Objective: Cardiovascular diseases are a major cause of mortality globally, and electrocardiograms (ECGs) are crucial for diagnosing them. Traditionally, ECGs are stored in printed formats. However, these printouts, even when scanned, are incompatible with advanced ECG diagnosis software that require time-series data. Digitizing ECG images is vital for training machine learning models in ECG diagnosis, leveraging the extensive global archives collected over decades. Deep learning models for image processing are promising in this regard, although the lack of clinical ECG archives with reference time-series data is challenging. Data augmentation techniques using realistic generative data models provide a solution.

Approach: We introduce ECG-Image-Kit, an open-source toolbox for generating synthetic multi-lead ECG images with realistic artifacts from time-series data, aimed at automating the conversion of scanned ECG images to ECG data points. The tool synthesizes ECG images from real time-series data, applying distortions like text artifacts, wrinkles, and creases on a standard ECG paper background.
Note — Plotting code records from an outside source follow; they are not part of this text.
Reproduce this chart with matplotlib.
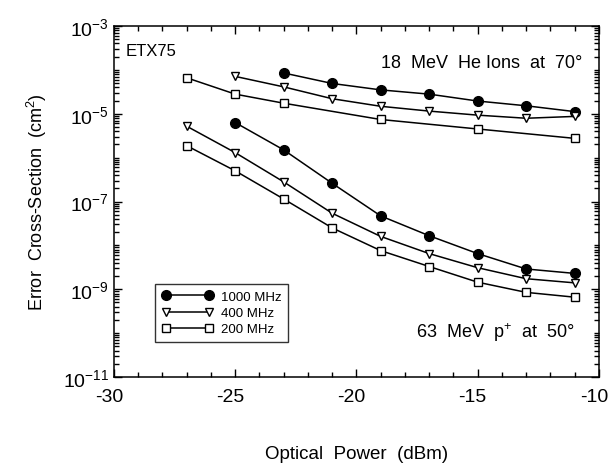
import matplotlib
matplotlib.use("Agg")
import matplotlib.pyplot as plt
from matplotlib.ticker import FixedLocator, LogFormatterSciNotation, MultipleLocator
from matplotlib.transforms import ScaledTranslation
import numpy as np

plt.rcParams['font.family'] = ['Liberation Sans', 'DejaVu Sans']
plt.rcParams['mathtext.fontset'] = 'custom'
plt.rcParams['mathtext.rm'] = 'Liberation Sans'
plt.rcParams['mathtext.it'] = 'Liberation Sans:italic'
plt.rcParams['mathtext.bf'] = 'Liberation Sans:bold'
plt.rcParams['axes.unicode_minus'] = False

# He ions, 18 MeV at 70 deg
he_1000_x = [-23, -21, -19, -17, -15, -13, -11]
he_1000_y = [8.5e-5, 4.9e-5, 3.5e-5, 2.8e-5, 1.95e-5, 1.52e-5, 1.12e-5]
he_400_x = [-25, -23, -21, -19, -17, -15, -13, -11]
he_400_y = [7.1e-5, 4.1e-5, 2.2e-5, 1.48e-5, 1.15e-5, 9.3e-6, 7.9e-6, 8.7e-6]
he_200_x = [-27, -25, -23, -19, -15, -11]
he_200_y = [6.6e-5, 2.8e-5, 1.74e-5, 7.4e-6, 4.5e-6, 2.75e-6]

# Protons, 63 MeV at 50 deg
p_1000_x = [-25, -23, -21, -19, -17, -15, -13, -11]
p_1000_y = [6.3e-6, 1.5e-6, 2.6e-7, 4.7e-8, 1.66e-8, 6.5e-9, 2.9e-9, 2.3e-9]
p_400_x = [-27, -25, -23, -21, -19, -17, -15, -13, -11]
p_400_y = [5.2e-6, 1.3e-6, 2.8e-7, 5.4e-8, 1.6e-8, 6.5e-9, 3.1e-9, 1.74e-9, 1.4e-9]
p_200_x = [-27, -25, -23, -21, -19, -17, -15, -13, -11]
p_200_y = [1.87e-6, 5.0e-7, 1.14e-7, 2.5e-8, 7.6e-9, 3.3e-9, 1.45e-9, 8.5e-10, 6.6e-10]

labels = ['1000 MHz', '400 MHz', '200 MHz']

fig = plt.figure(figsize=(6.08, 4.64), dpi=100)
ax = fig.add_axes([0.1875, 0.1853, 0.7975, 0.7565])

s1 = dict(color='black', marker='o', markersize=7, markerfacecolor='black', lw=1.1)
s2 = dict(color='black', marker='v', markersize=6, markerfacecolor='white', markeredgewidth=1.0, lw=1.1)
s3 = dict(color='black', marker='s', markersize=5.5, markerfacecolor='white', markeredgewidth=1.0, lw=1.1)

h1, = ax.plot(p_1000_x, p_1000_y, label=labels[0], **s1)
h2, = ax.plot(p_400_x, p_400_y, label=labels[1], **s2)
h3, = ax.plot(p_200_x, p_200_y, label=labels[2], **s3)
ax.plot(he_1000_x, he_1000_y, **s1)
ax.plot(he_400_x, he_400_y, **s2)
ax.plot(he_200_x, he_200_y, **s3)

ax.set_yscale('log')
ax.set_xlim(-30, -10)
ax.set_ylim(1e-11, 1e-3)

ax.xaxis.set_major_locator(MultipleLocator(5))
ax.xaxis.set_minor_locator(MultipleLocator(1))
major_y = [10.0**e for e in (-11, -9, -7, -5, -3)]
minor_y = []
for e in range(-11, -3):
    for m in range(1, 10):
        v = m * 10.0**e
        if m == 1 and e % 2 != 0:
            continue
        minor_y.append(v)
ax.yaxis.set_major_locator(FixedLocator(major_y))
ax.yaxis.set_major_formatter(LogFormatterSciNotation())
ax.yaxis.set_minor_locator(FixedLocator(minor_y))
ax.yaxis.set_minor_formatter(plt.NullFormatter())

ax.tick_params(which='both', direction='in', top=True, right=True, labelsize=14, width=1.0)
ax.tick_params(which='major', length=6)
ax.tick_params(which='minor', length=3.5)
ax.tick_params(axis='x', which='major', pad=8)
for sp in ax.spines.values():
    sp.set_linewidth(1.1)

ax.set_xlabel('Optical  Power  (dBm)', fontsize=13.5, labelpad=29)
ax.set_ylabel('Error  Cross-Section  (cm$^2$)', fontsize=13, labelpad=10)

ax.text(0.025, 0.93, 'ETX75', transform=ax.transAxes, fontsize=12, ha='left', va='center')
ax.text(0.965, 0.895, '18  MeV  He Ions  at  70°', transform=ax.transAxes, fontsize=13, ha='right', va='center')
ax.text(0.95, 0.13, '63  MeV  p$^{+}$  at  50°', transform=ax.transAxes, fontsize=13, ha='right', va='center')

leg = ax.legend(handles=[h1, h2, h3], loc='lower left', bbox_to_anchor=(0.085, 0.10),
                borderaxespad=0.0, numpoints=2, fontsize=9.5, frameon=True,
                fancybox=False, edgecolor='black', handlelength=3.9, borderpad=0.5,
                labelspacing=0.3, handletextpad=0.6)
leg.get_frame().set_linewidth(1.0)

# digits centred on the tick, hyphen hanging to the left (as in the reference)
offset = ScaledTranslation(-0.05, 0, fig.dpi_scale_trans)
for lab in ax.xaxis.get_majorticklabels():
    lab.set_transform(lab.get_transform() + offset)

fig.savefig('out.png', dpi=100)
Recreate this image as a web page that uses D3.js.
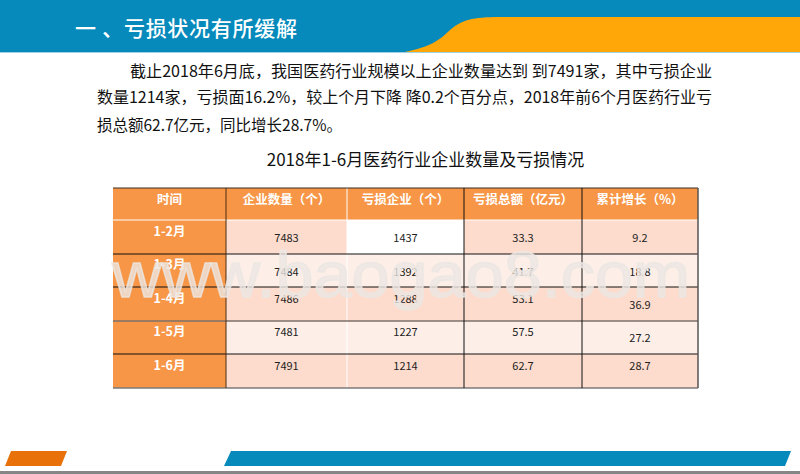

Main results: As a case study, we used ECG-Image-Kit to create a dataset of 21,801 ECG images from the PhysioNet QT database. We developed and trained a combination of a traditional computer vision and deep neural network model on this dataset to convert synthetic images into time-series data for evaluation. We assessed digitization quality by calculating the signal-to-noise ratio (SNR) and compared clinical parameters like QRS width, RR, and QT intervals recovered from this pipeline, with the ground truth extracted from ECG time-series. The results show that this deep learning pipeline accurately digitizes paper ECGs, maintaining clinical parameters, and highlights a generative approach to digitization.

Significance: The toolbox has broad applications, including model development for ECG image digitization and classification. The toolbox currently supports data augmentation for the 2024 PhysioNet Challenge, focusing on digitizing and classifying paper ECG images.